Throw in the marginally over-aged Javier Mascherano (24) and captain Juan Roman Riquelme (30), and it really is no surprise how the tournament panned out.

Coached by Batista, a former World Cup and Olympic-winning team-mate of Diego Maradona's, the spirit of Argentina teams of old was alive. With a blend of swashbuckling fluidity and savvy pragmatism, everyone went down: Ivory Coast, Australia, Serbia and the Netherlands were swept aside, before an Aguero double and a penalty from Riquelme secured a famous semi-final victory over neighbours Brazil.


Argentina Squad in Full

Goalkeepers: Oscar Ustari, Sergio Romero, Nicolas Navarro
Defenders: Ezequiel Garay, Fabian Monzon, Pablo Zabaleta, Federico Fazio, Nicolas Pareja
Midfielders: Fernando Gago, Jose Sosa, Ever Banega, Juan Riquelme, Javier Mascherano
Forwards: Angel Di Maria, Lionel Messi, Sergio Aguero, Ezequiel Lavezzi, Lautaro Acosta, Diego Buonanotte


What stands out about Argentina's run is that there was no leading goalscorer. While Italy's Giuseppe Rossi finished as the only player in the tournament to score four goals, no Argentina player scored more than two; Messi, Di Maria, Aguero and Ezequiel Lavezzi each netting twice.

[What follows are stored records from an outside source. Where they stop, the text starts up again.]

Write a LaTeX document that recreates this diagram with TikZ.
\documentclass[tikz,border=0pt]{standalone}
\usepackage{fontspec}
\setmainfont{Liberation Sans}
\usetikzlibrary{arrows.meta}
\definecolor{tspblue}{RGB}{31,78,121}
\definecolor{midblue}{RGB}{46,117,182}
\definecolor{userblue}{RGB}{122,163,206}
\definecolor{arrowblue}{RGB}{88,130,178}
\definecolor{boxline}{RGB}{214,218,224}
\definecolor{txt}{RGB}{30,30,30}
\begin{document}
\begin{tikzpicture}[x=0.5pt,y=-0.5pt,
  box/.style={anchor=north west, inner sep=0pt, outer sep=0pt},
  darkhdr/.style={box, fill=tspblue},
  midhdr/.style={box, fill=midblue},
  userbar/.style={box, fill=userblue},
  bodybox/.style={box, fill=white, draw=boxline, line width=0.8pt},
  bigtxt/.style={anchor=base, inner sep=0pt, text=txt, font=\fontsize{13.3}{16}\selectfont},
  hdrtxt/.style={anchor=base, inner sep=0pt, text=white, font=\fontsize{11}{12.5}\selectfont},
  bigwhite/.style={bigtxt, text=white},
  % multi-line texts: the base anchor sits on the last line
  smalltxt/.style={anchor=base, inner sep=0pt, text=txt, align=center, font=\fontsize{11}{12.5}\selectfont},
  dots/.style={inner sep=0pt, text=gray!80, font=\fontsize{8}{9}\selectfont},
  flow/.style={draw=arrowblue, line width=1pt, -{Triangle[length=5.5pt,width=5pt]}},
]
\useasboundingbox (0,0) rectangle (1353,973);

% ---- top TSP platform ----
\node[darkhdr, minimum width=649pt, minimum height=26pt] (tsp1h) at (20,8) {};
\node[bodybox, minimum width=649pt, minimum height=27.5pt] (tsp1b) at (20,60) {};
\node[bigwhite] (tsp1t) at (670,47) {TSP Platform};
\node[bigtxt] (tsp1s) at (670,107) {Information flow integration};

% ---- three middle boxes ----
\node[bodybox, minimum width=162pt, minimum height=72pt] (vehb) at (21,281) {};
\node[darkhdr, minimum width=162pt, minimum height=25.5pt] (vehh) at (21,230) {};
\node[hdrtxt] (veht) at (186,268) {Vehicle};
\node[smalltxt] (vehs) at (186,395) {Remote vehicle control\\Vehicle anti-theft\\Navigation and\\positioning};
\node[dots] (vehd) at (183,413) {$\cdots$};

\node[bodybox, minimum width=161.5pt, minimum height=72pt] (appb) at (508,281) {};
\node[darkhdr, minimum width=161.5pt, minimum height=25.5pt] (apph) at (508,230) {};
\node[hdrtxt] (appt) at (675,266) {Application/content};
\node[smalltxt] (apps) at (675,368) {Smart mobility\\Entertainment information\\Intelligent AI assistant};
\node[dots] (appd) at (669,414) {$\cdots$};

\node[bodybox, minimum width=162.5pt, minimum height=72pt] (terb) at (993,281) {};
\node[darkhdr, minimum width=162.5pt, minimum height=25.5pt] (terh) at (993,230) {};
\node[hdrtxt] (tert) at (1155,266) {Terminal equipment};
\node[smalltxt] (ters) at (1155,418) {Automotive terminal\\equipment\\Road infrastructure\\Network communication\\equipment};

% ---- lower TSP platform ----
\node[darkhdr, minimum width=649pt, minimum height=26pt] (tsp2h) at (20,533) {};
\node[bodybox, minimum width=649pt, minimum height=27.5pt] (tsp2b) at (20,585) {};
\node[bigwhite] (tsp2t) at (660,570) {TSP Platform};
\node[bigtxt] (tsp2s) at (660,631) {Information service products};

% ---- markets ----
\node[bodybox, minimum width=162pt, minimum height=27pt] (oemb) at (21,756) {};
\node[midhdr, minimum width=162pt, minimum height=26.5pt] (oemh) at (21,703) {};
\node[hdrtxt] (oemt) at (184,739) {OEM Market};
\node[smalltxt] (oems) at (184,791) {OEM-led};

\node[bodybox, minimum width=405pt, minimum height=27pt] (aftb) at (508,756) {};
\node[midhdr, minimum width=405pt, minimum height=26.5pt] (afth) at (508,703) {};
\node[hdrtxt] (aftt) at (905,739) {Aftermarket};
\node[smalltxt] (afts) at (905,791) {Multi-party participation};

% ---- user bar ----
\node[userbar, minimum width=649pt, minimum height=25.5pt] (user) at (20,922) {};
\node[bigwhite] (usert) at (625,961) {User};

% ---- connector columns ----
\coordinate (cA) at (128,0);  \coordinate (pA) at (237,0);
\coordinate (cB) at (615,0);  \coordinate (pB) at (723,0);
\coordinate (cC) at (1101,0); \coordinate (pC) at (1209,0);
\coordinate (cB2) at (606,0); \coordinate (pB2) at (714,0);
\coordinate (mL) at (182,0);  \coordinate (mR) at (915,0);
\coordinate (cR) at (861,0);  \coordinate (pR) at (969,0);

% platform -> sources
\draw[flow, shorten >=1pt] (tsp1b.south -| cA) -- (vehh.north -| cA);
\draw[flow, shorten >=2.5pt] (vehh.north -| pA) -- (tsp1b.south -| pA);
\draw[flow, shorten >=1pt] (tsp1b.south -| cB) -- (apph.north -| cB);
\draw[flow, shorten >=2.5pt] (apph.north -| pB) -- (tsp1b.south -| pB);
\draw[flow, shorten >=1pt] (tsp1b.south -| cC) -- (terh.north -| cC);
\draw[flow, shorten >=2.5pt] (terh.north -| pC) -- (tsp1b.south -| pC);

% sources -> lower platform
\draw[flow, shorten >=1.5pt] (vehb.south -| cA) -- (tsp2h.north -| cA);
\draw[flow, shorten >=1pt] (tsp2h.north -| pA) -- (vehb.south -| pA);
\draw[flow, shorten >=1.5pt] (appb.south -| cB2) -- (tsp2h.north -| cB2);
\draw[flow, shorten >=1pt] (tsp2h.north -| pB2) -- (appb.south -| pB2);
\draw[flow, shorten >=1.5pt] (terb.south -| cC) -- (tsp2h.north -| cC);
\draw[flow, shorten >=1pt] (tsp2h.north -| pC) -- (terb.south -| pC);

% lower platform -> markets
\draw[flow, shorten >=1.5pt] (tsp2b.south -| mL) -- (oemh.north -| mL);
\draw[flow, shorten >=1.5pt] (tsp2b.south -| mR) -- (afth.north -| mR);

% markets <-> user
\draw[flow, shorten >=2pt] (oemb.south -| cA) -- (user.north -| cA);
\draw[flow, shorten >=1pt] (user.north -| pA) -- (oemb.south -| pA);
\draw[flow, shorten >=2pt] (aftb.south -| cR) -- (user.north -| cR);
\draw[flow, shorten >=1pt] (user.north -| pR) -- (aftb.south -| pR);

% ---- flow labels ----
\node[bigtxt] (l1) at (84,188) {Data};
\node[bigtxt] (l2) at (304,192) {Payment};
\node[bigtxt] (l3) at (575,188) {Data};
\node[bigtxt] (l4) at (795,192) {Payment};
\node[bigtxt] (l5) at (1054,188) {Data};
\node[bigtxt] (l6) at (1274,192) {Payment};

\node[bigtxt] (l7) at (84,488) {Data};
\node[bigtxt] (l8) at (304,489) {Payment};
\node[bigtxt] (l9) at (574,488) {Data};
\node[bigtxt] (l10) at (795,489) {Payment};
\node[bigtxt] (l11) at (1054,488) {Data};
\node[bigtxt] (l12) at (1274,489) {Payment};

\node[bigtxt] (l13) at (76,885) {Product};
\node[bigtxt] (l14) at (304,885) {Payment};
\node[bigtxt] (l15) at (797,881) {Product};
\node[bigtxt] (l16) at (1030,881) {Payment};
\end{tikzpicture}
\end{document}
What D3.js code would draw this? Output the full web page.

The final was a disjointed affair. The decision to play the game at midday, when temperatures in Beijing peaked at more than 40° Celsius, meant two groups of players accustomed to searing climates struggled to maintain their usual tempo.

Both managers criticised the 12pm kick-off, as frequent water-breaks disrupted the game's rhythm. But Di Maria's cool, dinked finish was the moment of magic which secured a watershed victory for such a highly promising group.

Described by The Guardian as "looking a little chubby but otherwise the picture of health", Maradona looked on beaming as the young players formed a celebratory circle in the middle of the pitch in China. But while things may not have culminated as he or his country would have liked six years later, the success stories among the group speak for themselves.

To this point, the squad named by Batista had attained 125 international caps between them, with Messi, Mascherano and Riquelme accounting for 105 of those. At the time of writing, ten of the 19 have gone on to pass the 50-cap mark at international level, and by this metric, it is the most prolific Olympic squad in history.

Messi or Aguero may not have come to much, with just the 1,114 club and international goals between them, but they can't all be winners.